▶ **Task directions**
Repeat exactly the lines running from the first line of the data to the line containing "(140,452) -- (1130,452);", both ends included, and nothing else; drop the pictures.

⁂

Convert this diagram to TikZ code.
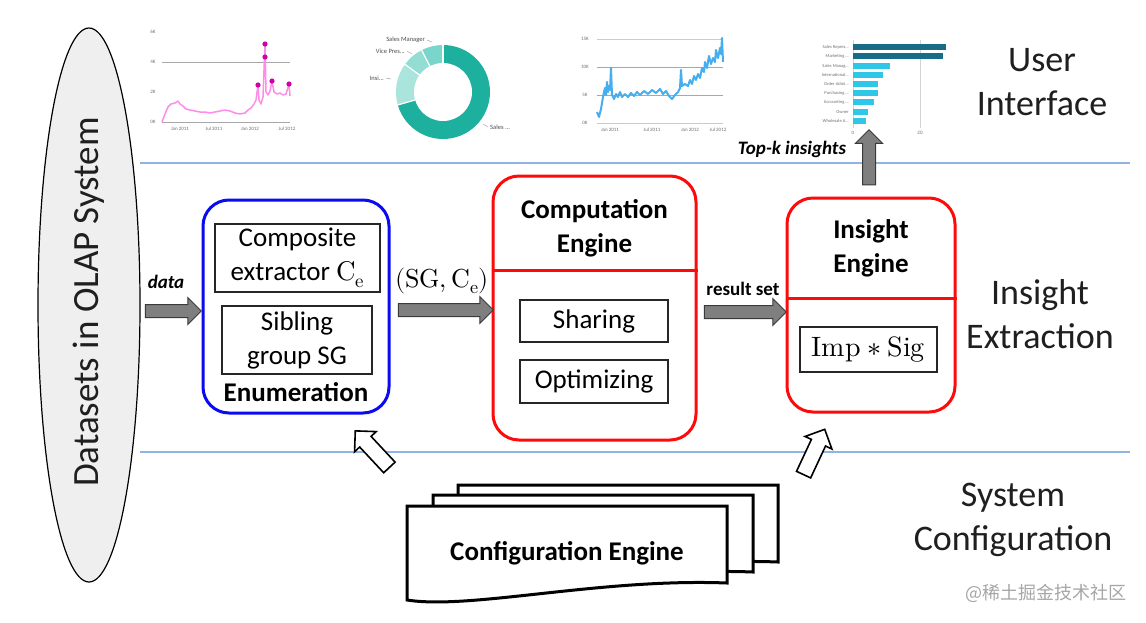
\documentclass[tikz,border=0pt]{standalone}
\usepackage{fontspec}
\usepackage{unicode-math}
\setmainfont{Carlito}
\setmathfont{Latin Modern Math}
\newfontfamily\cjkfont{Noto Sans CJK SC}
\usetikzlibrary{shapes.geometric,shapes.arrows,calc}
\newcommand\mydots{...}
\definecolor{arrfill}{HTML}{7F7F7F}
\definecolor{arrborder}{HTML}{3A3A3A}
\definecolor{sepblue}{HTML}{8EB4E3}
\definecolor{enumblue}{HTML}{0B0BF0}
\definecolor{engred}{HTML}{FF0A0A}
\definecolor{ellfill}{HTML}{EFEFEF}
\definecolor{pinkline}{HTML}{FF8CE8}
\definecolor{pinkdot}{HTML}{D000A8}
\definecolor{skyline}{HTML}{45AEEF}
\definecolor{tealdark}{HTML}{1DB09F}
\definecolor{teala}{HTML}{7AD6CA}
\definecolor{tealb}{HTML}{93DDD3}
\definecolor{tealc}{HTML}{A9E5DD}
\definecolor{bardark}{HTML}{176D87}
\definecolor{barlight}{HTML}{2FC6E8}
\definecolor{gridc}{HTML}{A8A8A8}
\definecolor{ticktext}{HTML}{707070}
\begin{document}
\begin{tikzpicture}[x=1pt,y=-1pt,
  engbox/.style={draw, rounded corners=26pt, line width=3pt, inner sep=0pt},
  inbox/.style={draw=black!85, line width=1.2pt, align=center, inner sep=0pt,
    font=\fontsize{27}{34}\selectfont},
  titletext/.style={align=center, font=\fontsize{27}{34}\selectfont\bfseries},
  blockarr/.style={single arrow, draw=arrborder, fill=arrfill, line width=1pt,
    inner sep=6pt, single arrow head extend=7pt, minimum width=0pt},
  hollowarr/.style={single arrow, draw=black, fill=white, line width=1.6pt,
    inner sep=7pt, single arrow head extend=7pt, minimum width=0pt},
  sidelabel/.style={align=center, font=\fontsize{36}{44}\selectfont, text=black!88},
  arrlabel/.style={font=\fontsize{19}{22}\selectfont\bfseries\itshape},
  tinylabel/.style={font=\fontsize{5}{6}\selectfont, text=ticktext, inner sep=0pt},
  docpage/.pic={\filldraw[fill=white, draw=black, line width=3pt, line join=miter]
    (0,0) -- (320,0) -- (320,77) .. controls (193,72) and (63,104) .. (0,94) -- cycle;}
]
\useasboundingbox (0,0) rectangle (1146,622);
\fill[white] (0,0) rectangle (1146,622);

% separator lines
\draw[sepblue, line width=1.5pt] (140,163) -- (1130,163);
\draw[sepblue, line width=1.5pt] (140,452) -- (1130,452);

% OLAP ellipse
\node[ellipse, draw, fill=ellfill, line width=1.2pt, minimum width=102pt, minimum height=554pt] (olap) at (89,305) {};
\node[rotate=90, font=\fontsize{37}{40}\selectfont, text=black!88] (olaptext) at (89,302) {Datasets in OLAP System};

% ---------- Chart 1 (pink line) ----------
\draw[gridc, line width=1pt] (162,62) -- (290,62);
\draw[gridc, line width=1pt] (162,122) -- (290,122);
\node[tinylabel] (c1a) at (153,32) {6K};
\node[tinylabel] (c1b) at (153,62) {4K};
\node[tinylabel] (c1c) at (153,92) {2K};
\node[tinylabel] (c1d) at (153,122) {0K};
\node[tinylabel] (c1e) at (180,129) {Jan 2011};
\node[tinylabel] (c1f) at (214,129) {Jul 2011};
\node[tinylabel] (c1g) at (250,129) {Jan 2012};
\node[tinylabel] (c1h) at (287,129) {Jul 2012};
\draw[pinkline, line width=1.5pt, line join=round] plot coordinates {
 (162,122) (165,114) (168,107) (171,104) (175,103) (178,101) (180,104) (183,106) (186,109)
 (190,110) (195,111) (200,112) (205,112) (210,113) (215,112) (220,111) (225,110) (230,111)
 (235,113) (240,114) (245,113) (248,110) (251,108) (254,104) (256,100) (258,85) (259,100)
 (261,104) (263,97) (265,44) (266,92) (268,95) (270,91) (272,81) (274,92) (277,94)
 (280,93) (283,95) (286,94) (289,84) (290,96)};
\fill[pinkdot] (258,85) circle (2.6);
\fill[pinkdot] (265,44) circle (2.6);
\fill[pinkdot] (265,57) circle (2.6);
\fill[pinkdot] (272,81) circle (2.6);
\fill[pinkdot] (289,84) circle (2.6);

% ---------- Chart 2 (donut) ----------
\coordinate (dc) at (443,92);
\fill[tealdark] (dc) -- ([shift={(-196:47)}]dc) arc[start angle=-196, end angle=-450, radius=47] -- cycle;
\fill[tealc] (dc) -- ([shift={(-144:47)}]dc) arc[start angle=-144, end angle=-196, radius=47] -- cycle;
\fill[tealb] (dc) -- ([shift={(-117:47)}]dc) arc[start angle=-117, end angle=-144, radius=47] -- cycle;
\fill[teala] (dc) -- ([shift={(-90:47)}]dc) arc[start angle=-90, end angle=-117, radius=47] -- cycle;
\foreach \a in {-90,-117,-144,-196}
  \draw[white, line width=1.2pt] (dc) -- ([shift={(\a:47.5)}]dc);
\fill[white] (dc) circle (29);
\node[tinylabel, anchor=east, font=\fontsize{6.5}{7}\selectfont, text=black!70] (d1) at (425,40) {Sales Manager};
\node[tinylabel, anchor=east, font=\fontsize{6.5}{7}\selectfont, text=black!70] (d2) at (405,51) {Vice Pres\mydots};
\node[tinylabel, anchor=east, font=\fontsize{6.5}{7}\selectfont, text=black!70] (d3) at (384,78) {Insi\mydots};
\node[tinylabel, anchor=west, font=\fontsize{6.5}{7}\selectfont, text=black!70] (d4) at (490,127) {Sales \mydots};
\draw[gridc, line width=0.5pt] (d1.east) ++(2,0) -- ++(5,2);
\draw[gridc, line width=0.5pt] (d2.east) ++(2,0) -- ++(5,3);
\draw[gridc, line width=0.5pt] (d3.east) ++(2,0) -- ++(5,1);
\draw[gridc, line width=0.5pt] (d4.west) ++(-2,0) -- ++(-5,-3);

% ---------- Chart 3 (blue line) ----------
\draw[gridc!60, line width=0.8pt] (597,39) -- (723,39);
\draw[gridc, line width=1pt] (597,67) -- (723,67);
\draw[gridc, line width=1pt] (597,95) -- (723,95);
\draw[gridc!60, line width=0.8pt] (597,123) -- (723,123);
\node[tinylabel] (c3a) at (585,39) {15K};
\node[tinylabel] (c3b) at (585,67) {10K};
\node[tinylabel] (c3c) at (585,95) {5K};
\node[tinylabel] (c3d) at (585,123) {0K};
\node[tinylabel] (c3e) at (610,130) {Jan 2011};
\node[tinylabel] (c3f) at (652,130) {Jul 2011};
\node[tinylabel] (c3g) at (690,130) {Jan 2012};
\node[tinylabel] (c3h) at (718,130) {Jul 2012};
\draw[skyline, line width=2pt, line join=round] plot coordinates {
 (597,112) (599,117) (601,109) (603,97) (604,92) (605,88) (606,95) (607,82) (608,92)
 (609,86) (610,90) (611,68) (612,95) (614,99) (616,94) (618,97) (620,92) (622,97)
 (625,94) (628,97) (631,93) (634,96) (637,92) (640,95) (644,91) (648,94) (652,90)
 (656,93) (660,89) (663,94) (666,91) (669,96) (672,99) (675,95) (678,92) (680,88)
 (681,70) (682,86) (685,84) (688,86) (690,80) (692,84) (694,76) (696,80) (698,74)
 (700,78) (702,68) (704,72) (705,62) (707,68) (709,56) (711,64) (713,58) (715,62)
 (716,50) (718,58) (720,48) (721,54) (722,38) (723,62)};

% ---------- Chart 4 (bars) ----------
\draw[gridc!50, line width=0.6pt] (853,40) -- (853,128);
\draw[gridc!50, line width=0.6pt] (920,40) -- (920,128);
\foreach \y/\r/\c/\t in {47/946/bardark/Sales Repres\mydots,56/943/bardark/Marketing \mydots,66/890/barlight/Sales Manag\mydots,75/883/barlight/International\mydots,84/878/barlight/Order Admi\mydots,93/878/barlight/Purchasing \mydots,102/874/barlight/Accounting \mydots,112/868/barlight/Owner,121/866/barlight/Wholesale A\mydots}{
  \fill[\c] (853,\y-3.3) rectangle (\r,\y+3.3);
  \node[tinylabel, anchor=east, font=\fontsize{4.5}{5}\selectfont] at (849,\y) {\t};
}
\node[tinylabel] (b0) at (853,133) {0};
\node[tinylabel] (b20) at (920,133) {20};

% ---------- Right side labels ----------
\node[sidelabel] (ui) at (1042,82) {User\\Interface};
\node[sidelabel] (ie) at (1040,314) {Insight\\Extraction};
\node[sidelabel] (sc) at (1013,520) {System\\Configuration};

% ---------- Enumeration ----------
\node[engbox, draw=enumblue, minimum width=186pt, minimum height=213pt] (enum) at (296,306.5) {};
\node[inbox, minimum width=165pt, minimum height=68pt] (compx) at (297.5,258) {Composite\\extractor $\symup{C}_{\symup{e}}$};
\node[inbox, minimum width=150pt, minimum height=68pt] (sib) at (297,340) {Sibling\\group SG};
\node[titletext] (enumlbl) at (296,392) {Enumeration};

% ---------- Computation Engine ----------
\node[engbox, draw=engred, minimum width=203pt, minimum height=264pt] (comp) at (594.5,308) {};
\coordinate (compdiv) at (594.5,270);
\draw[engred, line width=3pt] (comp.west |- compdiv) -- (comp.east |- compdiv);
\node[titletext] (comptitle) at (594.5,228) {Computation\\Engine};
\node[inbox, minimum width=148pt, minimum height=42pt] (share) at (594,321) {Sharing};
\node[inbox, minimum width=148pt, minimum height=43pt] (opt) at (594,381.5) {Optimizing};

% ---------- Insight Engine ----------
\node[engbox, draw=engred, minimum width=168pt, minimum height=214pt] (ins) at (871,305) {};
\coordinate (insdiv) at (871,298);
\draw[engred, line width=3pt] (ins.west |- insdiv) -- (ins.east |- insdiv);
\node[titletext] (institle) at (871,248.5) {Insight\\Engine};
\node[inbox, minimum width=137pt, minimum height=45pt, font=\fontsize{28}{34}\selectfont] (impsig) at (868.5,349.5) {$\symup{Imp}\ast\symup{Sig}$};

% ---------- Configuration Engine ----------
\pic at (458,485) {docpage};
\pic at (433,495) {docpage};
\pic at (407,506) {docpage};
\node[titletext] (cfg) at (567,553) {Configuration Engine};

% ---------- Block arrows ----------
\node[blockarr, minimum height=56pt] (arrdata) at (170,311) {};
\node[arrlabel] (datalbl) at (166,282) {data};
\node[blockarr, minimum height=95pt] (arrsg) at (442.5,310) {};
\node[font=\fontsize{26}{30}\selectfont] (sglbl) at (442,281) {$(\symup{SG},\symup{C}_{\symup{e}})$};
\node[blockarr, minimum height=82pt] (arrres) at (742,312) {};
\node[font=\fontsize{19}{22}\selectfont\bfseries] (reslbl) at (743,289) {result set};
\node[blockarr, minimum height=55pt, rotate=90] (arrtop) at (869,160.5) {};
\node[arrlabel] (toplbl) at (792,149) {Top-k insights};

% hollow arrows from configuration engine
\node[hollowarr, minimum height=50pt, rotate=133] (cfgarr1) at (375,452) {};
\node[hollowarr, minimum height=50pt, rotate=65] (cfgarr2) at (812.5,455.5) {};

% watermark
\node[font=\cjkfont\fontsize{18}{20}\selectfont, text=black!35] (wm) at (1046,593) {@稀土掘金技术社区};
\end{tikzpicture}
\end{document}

⁂

▶ **Completed exercise**
Convert this diagram to TikZ code.
\documentclass[tikz,border=0pt]{standalone}
\usepackage{fontspec}
\usepackage{unicode-math}
\setmainfont{Carlito}
\setmathfont{Latin Modern Math}
\newfontfamily\cjkfont{Noto Sans CJK SC}
\usetikzlibrary{shapes.geometric,shapes.arrows,calc}
\newcommand\mydots{...}
\definecolor{arrfill}{HTML}{7F7F7F}
\definecolor{arrborder}{HTML}{3A3A3A}
\definecolor{sepblue}{HTML}{8EB4E3}
\definecolor{enumblue}{HTML}{0B0BF0}
\definecolor{engred}{HTML}{FF0A0A}
\definecolor{ellfill}{HTML}{EFEFEF}
\definecolor{pinkline}{HTML}{FF8CE8}
\definecolor{pinkdot}{HTML}{D000A8}
\definecolor{skyline}{HTML}{45AEEF}
\definecolor{tealdark}{HTML}{1DB09F}
\definecolor{teala}{HTML}{7AD6CA}
\definecolor{tealb}{HTML}{93DDD3}
\definecolor{tealc}{HTML}{A9E5DD}
\definecolor{bardark}{HTML}{176D87}
\definecolor{barlight}{HTML}{2FC6E8}
\definecolor{gridc}{HTML}{A8A8A8}
\definecolor{ticktext}{HTML}{707070}
\begin{document}
\begin{tikzpicture}[x=1pt,y=-1pt,
  engbox/.style={draw, rounded corners=26pt, line width=3pt, inner sep=0pt},
  inbox/.style={draw=black!85, line width=1.2pt, align=center, inner sep=0pt,
    font=\fontsize{27}{34}\selectfont},
  titletext/.style={align=center, font=\fontsize{27}{34}\selectfont\bfseries},
  blockarr/.style={single arrow, draw=arrborder, fill=arrfill, line width=1pt,
    inner sep=6pt, single arrow head extend=7pt, minimum width=0pt},
  hollowarr/.style={single arrow, draw=black, fill=white, line width=1.6pt,
    inner sep=7pt, single arrow head extend=7pt, minimum width=0pt},
  sidelabel/.style={align=center, font=\fontsize{36}{44}\selectfont, text=black!88},
  arrlabel/.style={font=\fontsize{19}{22}\selectfont\bfseries\itshape},
  tinylabel/.style={font=\fontsize{5}{6}\selectfont, text=ticktext, inner sep=0pt},
  docpage/.pic={\filldraw[fill=white, draw=black, line width=3pt, line join=miter]
    (0,0) -- (320,0) -- (320,77) .. controls (193,72) and (63,104) .. (0,94) -- cycle;}
]
\useasboundingbox (0,0) rectangle (1146,622);
\fill[white] (0,0) rectangle (1146,622);

% separator lines
\draw[sepblue, line width=1.5pt] (140,163) -- (1130,163);
\draw[sepblue, line width=1.5pt] (140,452) -- (1130,452);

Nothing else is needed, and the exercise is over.